(Data extracted from a collection)

(begin)

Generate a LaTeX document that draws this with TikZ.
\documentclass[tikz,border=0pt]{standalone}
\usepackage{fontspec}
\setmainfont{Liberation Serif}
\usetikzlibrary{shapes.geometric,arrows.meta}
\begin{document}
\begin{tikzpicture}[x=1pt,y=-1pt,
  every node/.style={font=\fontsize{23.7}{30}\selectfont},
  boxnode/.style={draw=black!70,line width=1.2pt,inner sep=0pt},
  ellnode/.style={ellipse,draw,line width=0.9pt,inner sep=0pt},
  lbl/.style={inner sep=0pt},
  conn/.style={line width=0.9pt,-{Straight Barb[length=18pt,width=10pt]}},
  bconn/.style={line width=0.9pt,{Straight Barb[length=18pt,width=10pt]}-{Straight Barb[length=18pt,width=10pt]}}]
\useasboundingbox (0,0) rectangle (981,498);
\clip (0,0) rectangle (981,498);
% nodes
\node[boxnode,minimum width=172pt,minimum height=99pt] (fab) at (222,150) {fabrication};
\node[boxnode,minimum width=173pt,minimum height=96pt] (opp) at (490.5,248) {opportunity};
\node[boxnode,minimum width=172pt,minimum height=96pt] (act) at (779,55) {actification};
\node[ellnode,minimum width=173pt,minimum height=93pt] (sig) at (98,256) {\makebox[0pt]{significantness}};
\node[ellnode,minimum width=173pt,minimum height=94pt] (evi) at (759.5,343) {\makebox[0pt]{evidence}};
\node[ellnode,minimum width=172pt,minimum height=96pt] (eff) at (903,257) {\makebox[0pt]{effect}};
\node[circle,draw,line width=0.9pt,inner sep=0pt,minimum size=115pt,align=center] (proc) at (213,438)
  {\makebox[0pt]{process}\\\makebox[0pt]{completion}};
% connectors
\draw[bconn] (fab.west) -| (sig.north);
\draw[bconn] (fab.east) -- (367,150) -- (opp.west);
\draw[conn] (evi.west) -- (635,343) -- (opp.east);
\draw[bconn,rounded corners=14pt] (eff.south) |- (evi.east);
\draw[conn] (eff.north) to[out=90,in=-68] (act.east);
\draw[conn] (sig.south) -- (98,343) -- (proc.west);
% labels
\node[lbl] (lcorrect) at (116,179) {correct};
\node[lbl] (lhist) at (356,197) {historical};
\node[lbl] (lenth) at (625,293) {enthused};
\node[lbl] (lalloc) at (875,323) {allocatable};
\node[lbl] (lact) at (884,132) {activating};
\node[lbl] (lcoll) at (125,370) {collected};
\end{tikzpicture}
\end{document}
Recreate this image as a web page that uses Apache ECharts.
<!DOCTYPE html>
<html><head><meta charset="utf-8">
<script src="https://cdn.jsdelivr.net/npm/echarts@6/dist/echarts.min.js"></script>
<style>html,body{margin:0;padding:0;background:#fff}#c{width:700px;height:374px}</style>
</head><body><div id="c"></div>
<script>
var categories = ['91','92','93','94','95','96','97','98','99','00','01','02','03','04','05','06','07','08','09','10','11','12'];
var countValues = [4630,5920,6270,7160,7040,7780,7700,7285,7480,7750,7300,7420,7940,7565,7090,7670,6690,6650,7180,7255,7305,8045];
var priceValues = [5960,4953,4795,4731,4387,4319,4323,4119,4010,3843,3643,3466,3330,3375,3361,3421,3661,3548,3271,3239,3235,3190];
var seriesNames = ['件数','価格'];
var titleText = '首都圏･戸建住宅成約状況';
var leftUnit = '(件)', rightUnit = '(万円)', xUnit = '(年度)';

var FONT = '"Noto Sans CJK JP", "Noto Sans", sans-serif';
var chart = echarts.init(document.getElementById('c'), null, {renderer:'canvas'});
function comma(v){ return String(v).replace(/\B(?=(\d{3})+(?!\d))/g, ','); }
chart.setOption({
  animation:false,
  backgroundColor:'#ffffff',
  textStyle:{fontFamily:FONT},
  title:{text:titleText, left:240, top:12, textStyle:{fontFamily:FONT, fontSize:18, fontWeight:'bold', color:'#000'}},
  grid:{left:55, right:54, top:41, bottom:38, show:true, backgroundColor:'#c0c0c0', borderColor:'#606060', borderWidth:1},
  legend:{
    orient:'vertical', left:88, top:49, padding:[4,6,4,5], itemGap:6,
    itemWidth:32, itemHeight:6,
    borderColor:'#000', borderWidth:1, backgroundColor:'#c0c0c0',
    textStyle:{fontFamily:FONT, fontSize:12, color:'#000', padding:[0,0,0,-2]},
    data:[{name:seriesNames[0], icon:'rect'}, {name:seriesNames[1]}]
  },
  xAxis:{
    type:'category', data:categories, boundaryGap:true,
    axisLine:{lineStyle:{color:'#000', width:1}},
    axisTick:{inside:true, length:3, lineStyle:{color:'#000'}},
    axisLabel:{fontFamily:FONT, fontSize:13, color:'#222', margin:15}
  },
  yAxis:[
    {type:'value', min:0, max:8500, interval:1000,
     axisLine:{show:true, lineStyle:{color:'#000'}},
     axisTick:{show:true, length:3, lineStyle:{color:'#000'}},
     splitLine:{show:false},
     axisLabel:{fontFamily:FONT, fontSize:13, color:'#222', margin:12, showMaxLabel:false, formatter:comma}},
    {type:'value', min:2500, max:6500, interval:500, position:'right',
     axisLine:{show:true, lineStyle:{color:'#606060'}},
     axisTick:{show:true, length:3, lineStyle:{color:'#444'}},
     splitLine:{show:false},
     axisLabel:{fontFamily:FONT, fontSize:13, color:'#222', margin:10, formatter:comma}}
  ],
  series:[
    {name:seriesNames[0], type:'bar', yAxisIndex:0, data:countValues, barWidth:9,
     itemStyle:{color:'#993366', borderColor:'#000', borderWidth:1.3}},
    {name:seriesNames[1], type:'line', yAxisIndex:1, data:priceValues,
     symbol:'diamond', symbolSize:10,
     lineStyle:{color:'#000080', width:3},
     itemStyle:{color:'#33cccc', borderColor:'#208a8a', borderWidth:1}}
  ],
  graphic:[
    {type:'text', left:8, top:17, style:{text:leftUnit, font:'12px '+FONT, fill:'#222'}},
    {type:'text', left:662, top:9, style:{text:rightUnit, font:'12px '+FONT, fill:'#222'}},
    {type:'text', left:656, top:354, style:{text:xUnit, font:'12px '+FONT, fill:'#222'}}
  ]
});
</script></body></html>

(end)
(begin)

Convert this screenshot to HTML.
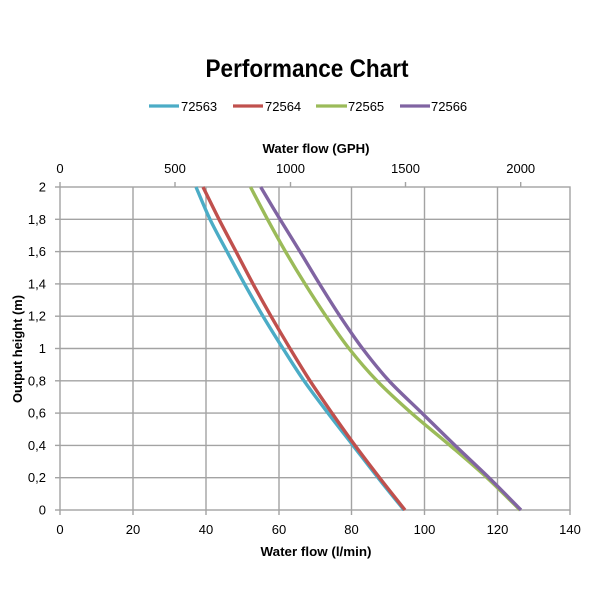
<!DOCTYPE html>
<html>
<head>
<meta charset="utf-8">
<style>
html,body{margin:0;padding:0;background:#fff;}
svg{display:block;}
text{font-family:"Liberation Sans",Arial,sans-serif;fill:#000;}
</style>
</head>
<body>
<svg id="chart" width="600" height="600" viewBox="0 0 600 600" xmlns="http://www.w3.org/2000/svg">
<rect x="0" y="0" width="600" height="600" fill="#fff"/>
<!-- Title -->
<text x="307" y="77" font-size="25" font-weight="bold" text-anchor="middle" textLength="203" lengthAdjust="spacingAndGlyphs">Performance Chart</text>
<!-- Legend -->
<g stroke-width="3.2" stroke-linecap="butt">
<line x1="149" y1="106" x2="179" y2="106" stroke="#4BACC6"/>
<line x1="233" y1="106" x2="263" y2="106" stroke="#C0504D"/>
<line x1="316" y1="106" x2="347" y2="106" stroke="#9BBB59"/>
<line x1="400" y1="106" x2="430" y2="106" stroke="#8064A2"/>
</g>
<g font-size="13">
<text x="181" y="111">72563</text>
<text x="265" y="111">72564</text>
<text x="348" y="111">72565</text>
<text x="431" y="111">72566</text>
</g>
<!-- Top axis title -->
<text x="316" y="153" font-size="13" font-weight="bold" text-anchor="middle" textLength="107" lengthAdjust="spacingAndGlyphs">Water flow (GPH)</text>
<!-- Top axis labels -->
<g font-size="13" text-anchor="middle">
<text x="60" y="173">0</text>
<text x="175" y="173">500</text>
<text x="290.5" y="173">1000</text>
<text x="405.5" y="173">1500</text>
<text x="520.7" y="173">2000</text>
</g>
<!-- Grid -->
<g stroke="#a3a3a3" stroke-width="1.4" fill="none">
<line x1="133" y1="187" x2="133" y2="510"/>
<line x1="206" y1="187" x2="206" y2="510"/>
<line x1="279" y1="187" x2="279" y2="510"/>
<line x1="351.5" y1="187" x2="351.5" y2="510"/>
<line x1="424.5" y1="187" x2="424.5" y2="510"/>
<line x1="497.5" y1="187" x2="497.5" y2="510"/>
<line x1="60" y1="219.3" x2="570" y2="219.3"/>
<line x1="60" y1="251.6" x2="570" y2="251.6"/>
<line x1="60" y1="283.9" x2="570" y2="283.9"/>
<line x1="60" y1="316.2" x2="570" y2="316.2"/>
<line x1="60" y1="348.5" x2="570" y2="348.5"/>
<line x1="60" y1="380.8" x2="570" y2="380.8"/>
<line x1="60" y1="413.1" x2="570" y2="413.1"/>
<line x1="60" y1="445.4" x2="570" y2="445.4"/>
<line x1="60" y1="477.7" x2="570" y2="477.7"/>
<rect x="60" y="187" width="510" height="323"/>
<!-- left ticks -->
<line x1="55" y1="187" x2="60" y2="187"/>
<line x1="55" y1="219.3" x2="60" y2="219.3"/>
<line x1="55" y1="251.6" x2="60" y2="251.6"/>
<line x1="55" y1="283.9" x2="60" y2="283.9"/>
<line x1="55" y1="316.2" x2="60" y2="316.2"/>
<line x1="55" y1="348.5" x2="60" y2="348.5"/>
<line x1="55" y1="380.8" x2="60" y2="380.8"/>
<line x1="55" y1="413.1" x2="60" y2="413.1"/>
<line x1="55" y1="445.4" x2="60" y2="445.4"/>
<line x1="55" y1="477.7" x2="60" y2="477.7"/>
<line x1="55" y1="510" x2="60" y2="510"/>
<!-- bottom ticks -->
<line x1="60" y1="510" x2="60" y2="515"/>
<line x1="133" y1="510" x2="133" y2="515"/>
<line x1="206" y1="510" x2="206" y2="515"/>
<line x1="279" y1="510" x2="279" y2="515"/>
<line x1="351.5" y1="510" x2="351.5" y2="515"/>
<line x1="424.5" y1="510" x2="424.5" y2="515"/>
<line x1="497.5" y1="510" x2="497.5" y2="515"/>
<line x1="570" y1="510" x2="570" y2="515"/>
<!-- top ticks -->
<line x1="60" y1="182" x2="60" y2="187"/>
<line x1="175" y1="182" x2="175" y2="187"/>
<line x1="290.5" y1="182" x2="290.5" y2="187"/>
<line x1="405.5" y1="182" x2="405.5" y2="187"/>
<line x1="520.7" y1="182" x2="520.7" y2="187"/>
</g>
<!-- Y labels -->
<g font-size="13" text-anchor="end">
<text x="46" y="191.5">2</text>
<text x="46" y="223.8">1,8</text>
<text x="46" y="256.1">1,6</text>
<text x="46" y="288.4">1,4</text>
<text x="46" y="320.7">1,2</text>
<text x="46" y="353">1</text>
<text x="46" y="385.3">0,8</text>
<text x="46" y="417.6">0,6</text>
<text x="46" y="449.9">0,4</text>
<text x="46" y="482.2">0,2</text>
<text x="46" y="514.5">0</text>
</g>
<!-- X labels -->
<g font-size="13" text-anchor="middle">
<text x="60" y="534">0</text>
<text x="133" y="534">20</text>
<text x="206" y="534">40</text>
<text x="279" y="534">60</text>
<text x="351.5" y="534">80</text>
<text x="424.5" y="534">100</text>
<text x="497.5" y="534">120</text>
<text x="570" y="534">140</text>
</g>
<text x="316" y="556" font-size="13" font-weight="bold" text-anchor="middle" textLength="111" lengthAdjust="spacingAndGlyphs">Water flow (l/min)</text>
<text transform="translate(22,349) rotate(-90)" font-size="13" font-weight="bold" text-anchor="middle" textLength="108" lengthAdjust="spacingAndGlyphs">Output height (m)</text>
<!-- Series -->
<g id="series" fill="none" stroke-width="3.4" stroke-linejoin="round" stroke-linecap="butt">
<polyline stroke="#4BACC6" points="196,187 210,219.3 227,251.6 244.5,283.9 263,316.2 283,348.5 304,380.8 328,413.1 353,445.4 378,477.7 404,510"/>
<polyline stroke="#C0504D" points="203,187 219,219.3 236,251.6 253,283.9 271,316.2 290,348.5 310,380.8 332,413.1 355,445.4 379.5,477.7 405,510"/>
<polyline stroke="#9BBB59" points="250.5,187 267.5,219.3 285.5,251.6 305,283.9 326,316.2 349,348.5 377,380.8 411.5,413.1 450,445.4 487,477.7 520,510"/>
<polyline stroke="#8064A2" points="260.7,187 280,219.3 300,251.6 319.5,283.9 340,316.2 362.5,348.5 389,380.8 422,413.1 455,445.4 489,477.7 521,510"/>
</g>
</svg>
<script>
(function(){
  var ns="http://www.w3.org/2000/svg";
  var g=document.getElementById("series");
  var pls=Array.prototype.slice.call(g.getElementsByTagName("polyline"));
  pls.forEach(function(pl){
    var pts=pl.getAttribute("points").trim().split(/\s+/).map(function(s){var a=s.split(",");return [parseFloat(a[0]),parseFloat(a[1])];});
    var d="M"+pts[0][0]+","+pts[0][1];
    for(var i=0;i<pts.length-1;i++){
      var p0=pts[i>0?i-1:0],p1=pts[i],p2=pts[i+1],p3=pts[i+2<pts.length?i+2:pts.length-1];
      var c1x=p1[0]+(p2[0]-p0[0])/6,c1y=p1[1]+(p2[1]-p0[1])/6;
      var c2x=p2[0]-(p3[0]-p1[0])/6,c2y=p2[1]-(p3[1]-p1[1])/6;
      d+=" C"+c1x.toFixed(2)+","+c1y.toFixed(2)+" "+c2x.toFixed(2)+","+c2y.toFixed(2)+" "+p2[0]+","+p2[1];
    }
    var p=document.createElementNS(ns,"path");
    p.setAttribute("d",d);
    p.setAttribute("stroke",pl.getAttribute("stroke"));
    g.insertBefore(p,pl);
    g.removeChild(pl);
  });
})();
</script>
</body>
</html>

(end)

» Task brief
State how many lines above contain the string "that", with no other words.

» Answer to the problem
2